Die Idee des Terrors war in dem transnationalen Netzwerk mehr als eine bloße Idee, sagt auch der britische Autor Nick Toczek. Die „Turner Tagebücher“ hätten in der Szene „Mein Kampf“ abgelöst. Den Roman, der eine Terroranleitung gegen Migranten ist, fanden Ermittler auf Rechnern der mitangeklagten NSU-Unterstützer André E. und Ralph Wohlleben. Die „Internationale der Nationalisten“ funktionierte auch bei der Waffenbeschaffung. „Kurze Wege, dichtes Netz“, analysieren Homann und Marsen die internationalen Verstrickungen rund um Blood and Honour.

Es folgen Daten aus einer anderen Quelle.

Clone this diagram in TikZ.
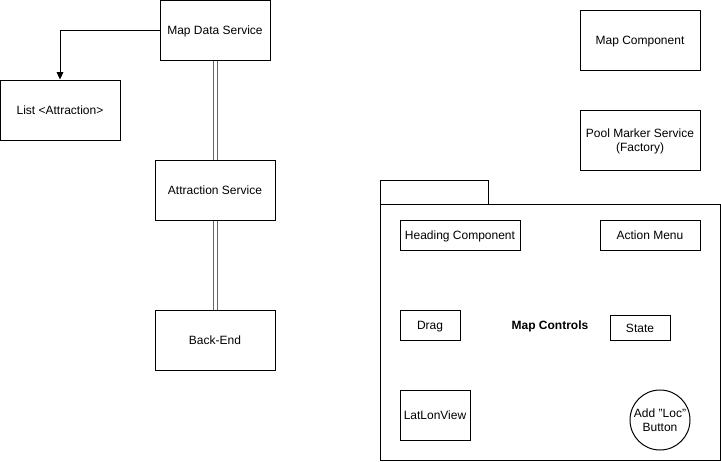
\documentclass[tikz,border=0pt]{standalone}
\usepackage{fontspec}
\setmainfont{Liberation Sans}
\usetikzlibrary{arrows.meta}
\begin{document}
\begin{tikzpicture}[x=0.75pt,y=-0.75pt,line width=0.75pt,
  font=\fontsize{9}{10.8}\selectfont,
  box/.style={draw=black,fill=white,inner sep=0pt,align=center},
  one/.style={text height=8pt,text depth=1pt},
  link/.style={draw=black!60,line width=0.75pt},
  arr/.style={draw=black,-{Triangle[length=5.5pt,width=5pt]}}]
\useasboundingbox (0,0) rectangle (721,461);
% package
\draw[fill=white] (380,180) rectangle (488,204);
\draw[fill=white] (380,204) rectangle (720,460);
% left boxes
\node[box,one,minimum width=110*0.75pt,minimum height=60*0.75pt] (mds) at (215,30) {Map Data Service};
\node[box,one,minimum width=120*0.75pt,minimum height=60*0.75pt] (list) at (60,110) {List <Attraction>};
\node[box,one,minimum width=120*0.75pt,minimum height=60*0.75pt] (as) at (215,190) {Attraction Service};
\node[box,one,minimum width=120*0.75pt,minimum height=60*0.75pt] (be) at (215,340) {Back-End};
% right boxes
\node[box,one,minimum width=120*0.75pt,minimum height=60*0.75pt] (mc) at (640,40) {Map Component};
\node[box,text depth=0pt,minimum width=120*0.75pt,minimum height=60*0.75pt] (pms) at (640,140) {Pool Marker Service\\(Factory)};
\node[box,one,minimum width=120*0.75pt,minimum height=30*0.75pt] (hc) at (460,235) {Heading Component};
\node[box,one,minimum width=100*0.75pt,minimum height=30*0.75pt] (am) at (650,235) {Action Menu};
\node[box,one,minimum width=60*0.75pt,minimum height=30*0.75pt] (drag) at (430,325) {Drag};
\node[box,one,minimum width=60*0.75pt,minimum height=25*0.75pt] (state) at (640,327.5) {State};
\node[one,font=\fontsize{9}{10.8}\selectfont\bfseries,inner sep=0pt] (ctl) at (550,325) {Map Controls};
\node[box,one,minimum width=70*0.75pt,minimum height=50*0.75pt] (llv) at (435,415) {LatLonView};
\node[box,circle,text depth=0pt,minimum size=60*0.75pt] (add) at (660,420) {Add "Loc"\\Button};
% connectors
\coordinate (bend) at (60,30);
\draw[arr] (mds.west) -- (bend) -- (list.north);
\draw[link] ([xshift=-1.5pt]mds.south) -- ([xshift=-1.5pt]as.north);
\draw[link] ([xshift=1.5pt]mds.south) -- ([xshift=1.5pt]as.north);
\draw[link] ([xshift=-1.5pt]as.south) -- ([xshift=-1.5pt]be.north);
\draw[link] ([xshift=1.5pt]as.south) -- ([xshift=1.5pt]be.north);
\end{tikzpicture}
\end{document}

Viele Stimmen gehen auch auf die Einschätzungen der Sicherheitsbehörden ein. Die Kritik: Damals wie heute würde die Bedeutung von Blood and Honour nicht wahrgenommen. Den „Zusammenhang zwischen Terrorismus und militanter Nazimusik“ hätten die Ermittler nicht erkennen wollen, sagen die Journalisten: Wäre die Analyse anders gewesen, wäre anders für die Anklage ermittelt worden. Angelika Lex, Vertreterin der Nebenklage, denkt, dann hätte „viel intensiver“ gegen „die ganzen rechtsradikalen Strukturen an den Tatorten“ ermittelt werden müssen: „Das ist auf jeden Fall nicht passiert.“

Im Feature erinnern Homann und Marsen auch an ein Dossier vom New Scotland Yard. Vier Monate nach dem Bombenanschlag in der Kölner Keupstraße, bei der 22 Menschen teilweise schwer verletzt worden waren, lagen den Kölner Ermittlern die 70 Seiten vor. Der britische Staatsschutz war wegen der Verwendung einer Nagelbombe aufmerksam geworden. Denn 1999 hatten Rechtsextreme in London Nagelbomben gegen Migranten gezündet. Der Hinweis wurde zu den Akten gelegt. „Ist das Dummheit, Zynismus, Absicht?“, fragen Homann und Marsen. Die Einzeltrio-Theorie als „ermittlungstechnische Taktik“ und „prozessökonomische Optimierung“, um irgendwie mal irgendwo anzufangen, sei verständlich: „Aber wie viel Aufklärung bleibt dabei auf der Strecke?“.